|

In its efforts to eliminate settlement cost surprises for home mortgage applicants the federal government may have inadvertently opened the door to a new and potentially more costly set of problems for consumers.


Starting at the beginning of 2010, nationally mortgage lenders are now required to issue new "good faith estimates" to all mortgage applicants that includes a list all the possible loan fees and settlement charges for a mortgage.


The Department of Housing and Urban Development (HUD) developed these regulations and the estimates that lenders provide upfront to borrowers must be complete and accurate including all the fees that are later charged at the close of escrow.


The basic premise is that the "GFE" should eliminate some of the most controversial practices in home mortgages which include intentional and/or inadvertent underestimation of fees.
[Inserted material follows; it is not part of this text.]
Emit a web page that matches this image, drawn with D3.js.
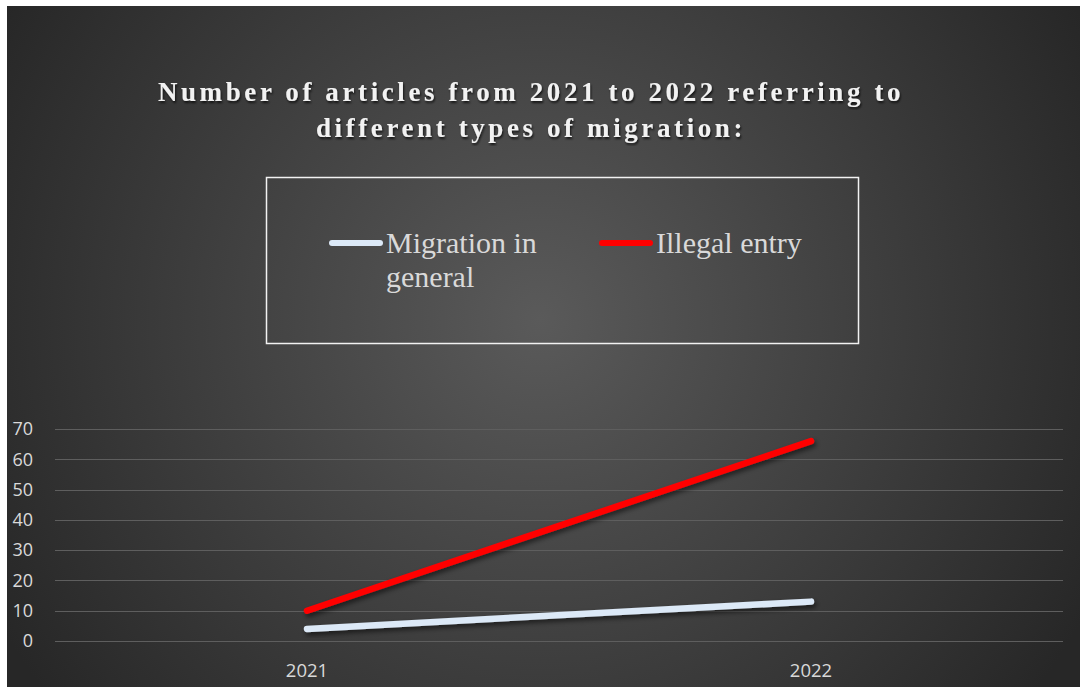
<!DOCTYPE html>
<html>
<head>
<meta charset="utf-8">
<script src="https://cdn.jsdelivr.net/npm/d3@7"></script>
<style>
  html, body { margin: 0; padding: 0; background: #ffffff; }
  svg { display: block; }
</style>
</head>
<body>
<script>
// Chart data
const categories = ["2021", "2022"];
const seriesNames = ["Migration in general", "Illegal entry"];
const migrationInGeneral = [4, 13];
const illegalEntry = [10, 66];
const yTicks = [0, 10, 20, 30, 40, 50, 60, 70];
const titleLines = [
  "Number of articles from 2021 to 2022 referring to",
  "different types of migration:"
];
const seriesColors = ["#dce9f7", "#ff0000"];

const W = 1083, H = 687;
const svg = d3.select("body").append("svg").attr("width", W).attr("height", H);
const defs = svg.append("defs");

// Dark background with a soft light centre
const grad = defs.append("radialGradient")
  .attr("id", "bg").attr("gradientUnits", "userSpaceOnUse")
  .attr("cx", 540).attr("cy", 320).attr("r", 620);
grad.append("stop").attr("offset", "0%").attr("stop-color", "#5a5a5a");
grad.append("stop").attr("offset", "100%").attr("stop-color", "#272727");

const shadow = defs.append("filter").attr("id", "shadow")
  .attr("x", "-10%").attr("y", "-30%").attr("width", "120%").attr("height", "160%");
shadow.append("feDropShadow").attr("dx", 2).attr("dy", 3).attr("stdDeviation", 2.5)
  .attr("flood-color", "#000").attr("flood-opacity", 0.55);

const textShadow = defs.append("filter").attr("id", "tshadow");
textShadow.append("feDropShadow").attr("dx", 1).attr("dy", 2).attr("stdDeviation", 1.2)
  .attr("flood-color", "#000").attr("flood-opacity", 0.7);

svg.append("rect").attr("x", 7).attr("y", 6).attr("width", 1073).attr("height", 681)
  .attr("fill", "url(#bg)");

// Title
svg.append("g").selectAll("text").data(titleLines).join("text")
  .attr("x", 531).attr("y", (d, i) => 101 + i * 36)
  .attr("text-anchor", "middle")
  .attr("font-family", "Liberation Serif, Times New Roman, serif")
  .attr("font-weight", "bold").attr("font-size", 27)
  .attr("letter-spacing", 3.6)
  .attr("fill", "#f2f2f2")
  .attr("filter", "url(#tshadow)")
  .text(d => d);

// Legend
const legend = svg.append("g");
legend.append("rect").attr("x", 266.5).attr("y", 177.5).attr("width", 592).attr("height", 166)
  .attr("fill", "none").attr("stroke", "#f2f2f2").attr("stroke-width", 1.5);

const legendItems = [
  { name: seriesNames[0], lines: ["Migration in", "general"], x: 330, color: seriesColors[0] },
  { name: seriesNames[1], lines: ["Illegal entry"], x: 600, color: seriesColors[1] }
];
legendItems.forEach(item => {
  legend.append("line").attr("x1", item.x + 2).attr("x2", item.x + 50)
    .attr("y1", 243).attr("y2", 243)
    .attr("stroke", item.color).attr("stroke-width", 6).attr("stroke-linecap", "round");
  legend.append("g").selectAll("text").data(item.lines).join("text")
    .attr("x", item.x + 56).attr("y", (d, i) => 253 + i * 34)
    .attr("font-family", "Liberation Serif, Times New Roman, serif")
    .attr("font-size", 30).attr("fill", "#d9d9d9")
    .text(d => d);
});

// Plot area
const plot = { left: 55, right: 1063, top: 429, bottom: 641 };
const x = d3.scaleBand().domain(categories).range([plot.left, plot.right]);
const y = d3.scaleLinear().domain([0, 70]).range([plot.bottom, plot.top]);

// Gridlines
svg.append("g").selectAll("line").data(yTicks).join("line")
  .attr("x1", plot.left).attr("x2", plot.right)
  .attr("y1", d => Math.round(y(d)) + 0.5).attr("y2", d => Math.round(y(d)) + 0.5)
  .attr("stroke", "#5e5e5e").attr("stroke-width", 1);

// Y axis labels
const yAxis = svg.append("g").attr("transform", `translate(${plot.left - 22},0)`)
  .call(d3.axisLeft(y).tickValues(yTicks).tickSize(0).tickPadding(0));
yAxis.select(".domain").remove();
yAxis.selectAll("text")
  .attr("font-family", "Open Sans, Noto Sans, sans-serif").attr("font-size", 18)
  .attr("fill", "#d9d9d9");

// X axis labels
const xAxis = svg.append("g").attr("transform", `translate(0,${plot.bottom + 23})`)
  .call(d3.axisBottom(x).tickSize(0).tickPadding(0));
xAxis.select(".domain").remove();
xAxis.selectAll("text")
  .attr("font-family", "Open Sans, Noto Sans, sans-serif").attr("font-size", 18.5)
  .attr("fill", "#d9d9d9");

// Series lines
const series = [
  { name: seriesNames[0], values: migrationInGeneral, color: seriesColors[0] },
  { name: seriesNames[1], values: illegalEntry, color: seriesColors[1] }
];
const line = d3.line()
  .x((d, i) => x(categories[i]) + x.bandwidth() / 2)
  .y(d => y(d));
svg.append("g").selectAll("path").data(series).join("path")
  .attr("d", d => line(d.values))
  .attr("fill", "none")
  .attr("stroke", d => d.color)
  .attr("stroke-width", 6.5)
  .attr("stroke-linecap", "round")
  .attr("filter", "url(#shadow)");
</script>
</body>
</html>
The "old" system had some lenders lowballing their estimates to entice applicants away from their other mortgage competitors and the effect was to blindside unknowing consumers with eleventh-hour, last minute surprises at closing. These "surprises" included fees that, at times, could add up to thousands of dollars higher than the original estimates provided by the lender.


Before there were no federal rules that would penalize lenders that provided lowball mortgage numbers and in turn left borrowers both shocked and stunned because they had to pay the difference and, until now, lenders and loan officers were not held responsible for these low estimates.


At the beginning of 2010, with HUD's new rules, this was all supposed to change and no longer be an issue for borrowers. The revised good faith estimate now requires that lender-related fees must match from the GFE to the closing of escrow while at the same time allowing only a 10% tolerance, also known as "wiggle room" for these estimates in other areas including title insurance and closing fees.


If there is a significant deviations from the new GFE, which must be issued within three days of a mortgage application as well as the HUD-1 settlement sheet, the lender pay the difference.


Now, two weeks into the new reform, lenders and loan officers are sidestepping the new GFE by giving potential borrowers "fee estimate" forms and "work sheets" that provide no legal requirements for their accuracy, and were not even contemplated under the new HUD reforms.


HUD officials are now saying that they plan to review of the growing use of these "worksheets" and "fee estimate" forms by mortgage lenders and loan officers.


It's felt that these "worksheets" are a reaction by the mortgage industry regarding HUD's new tough GFE rules.


Loan officers are defending the use of these "worksheets" saying that they are a useful tool for handling borrowers who may not be ready to provide all the required application information.


Marc Savitt, past-president of the National Association of Mortgage Brokers recently said, "I think they're a great idea. If somebody is just shopping, we give them an 'initial fees worksheet'. If they make a full application, then we need to issue a GFE."


However, HUD's deputy assistant secretary for single family housing Vicki Bott stated that the new rules do not address "worksheets" and that she will look into how they are being used by the industry.


If the use of these "worksheets" are misleading home buyers or lessening the legal protections provided to consumers by the new HUD rules, Vicki Bott further stated that, "we will need to reach out to the industry" and issue "updated guidance".


It should be noted that there is a difference between informal cost estimates and a true GFE.